● **Supplied data**:
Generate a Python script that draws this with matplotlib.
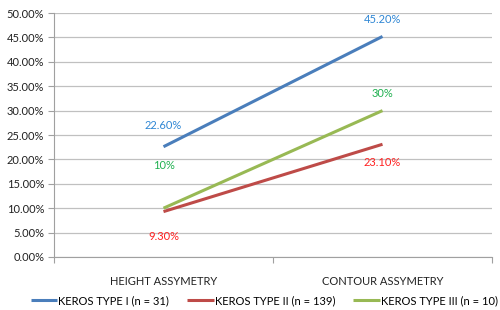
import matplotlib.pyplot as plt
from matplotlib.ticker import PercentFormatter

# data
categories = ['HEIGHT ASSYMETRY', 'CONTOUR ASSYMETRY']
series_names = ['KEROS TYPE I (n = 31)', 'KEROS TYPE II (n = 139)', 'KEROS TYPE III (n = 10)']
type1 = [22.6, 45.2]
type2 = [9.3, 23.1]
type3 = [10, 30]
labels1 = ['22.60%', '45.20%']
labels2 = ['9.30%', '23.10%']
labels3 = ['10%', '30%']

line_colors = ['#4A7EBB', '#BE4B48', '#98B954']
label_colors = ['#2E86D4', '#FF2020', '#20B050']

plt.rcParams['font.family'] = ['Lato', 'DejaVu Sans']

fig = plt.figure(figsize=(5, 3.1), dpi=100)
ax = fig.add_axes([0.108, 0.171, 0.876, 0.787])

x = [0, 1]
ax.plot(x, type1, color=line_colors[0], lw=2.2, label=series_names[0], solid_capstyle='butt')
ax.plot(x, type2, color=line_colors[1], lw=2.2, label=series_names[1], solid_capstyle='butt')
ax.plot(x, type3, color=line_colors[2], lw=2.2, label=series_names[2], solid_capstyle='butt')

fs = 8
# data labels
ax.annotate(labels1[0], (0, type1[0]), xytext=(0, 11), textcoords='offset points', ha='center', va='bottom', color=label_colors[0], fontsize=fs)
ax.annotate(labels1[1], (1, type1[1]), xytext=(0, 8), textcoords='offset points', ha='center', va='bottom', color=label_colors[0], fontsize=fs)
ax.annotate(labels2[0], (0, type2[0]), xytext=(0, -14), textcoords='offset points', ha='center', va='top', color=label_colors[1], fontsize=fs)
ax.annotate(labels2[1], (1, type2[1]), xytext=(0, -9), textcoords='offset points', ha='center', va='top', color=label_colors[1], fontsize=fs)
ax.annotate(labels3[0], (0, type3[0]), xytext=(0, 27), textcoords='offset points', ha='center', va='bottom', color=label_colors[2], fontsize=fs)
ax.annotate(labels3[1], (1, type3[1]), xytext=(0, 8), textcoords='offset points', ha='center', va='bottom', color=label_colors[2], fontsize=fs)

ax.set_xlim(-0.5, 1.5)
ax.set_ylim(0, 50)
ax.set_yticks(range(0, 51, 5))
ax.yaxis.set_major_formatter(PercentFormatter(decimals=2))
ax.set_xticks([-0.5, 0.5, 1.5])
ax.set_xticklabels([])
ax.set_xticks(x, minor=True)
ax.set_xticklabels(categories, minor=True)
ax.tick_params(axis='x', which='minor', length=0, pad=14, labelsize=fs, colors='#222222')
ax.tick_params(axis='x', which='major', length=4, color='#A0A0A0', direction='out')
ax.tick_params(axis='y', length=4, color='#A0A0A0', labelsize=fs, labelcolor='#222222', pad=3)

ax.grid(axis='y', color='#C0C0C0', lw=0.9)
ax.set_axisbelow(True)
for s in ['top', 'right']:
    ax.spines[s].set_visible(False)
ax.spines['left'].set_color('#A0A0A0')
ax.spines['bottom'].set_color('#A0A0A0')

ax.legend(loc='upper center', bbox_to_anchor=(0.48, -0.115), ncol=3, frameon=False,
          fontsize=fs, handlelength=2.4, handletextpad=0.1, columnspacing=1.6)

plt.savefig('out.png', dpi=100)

● **Exercise instructions**: Every line from the start of the listing above through the line with "from matplotlib.ticker import" should be repeated exactly; skip the pictures and add nothing else.

● **Result of this exercise**:
Generate a Python script that draws this with matplotlib.
import matplotlib.pyplot as plt
from matplotlib.ticker import PercentFormatter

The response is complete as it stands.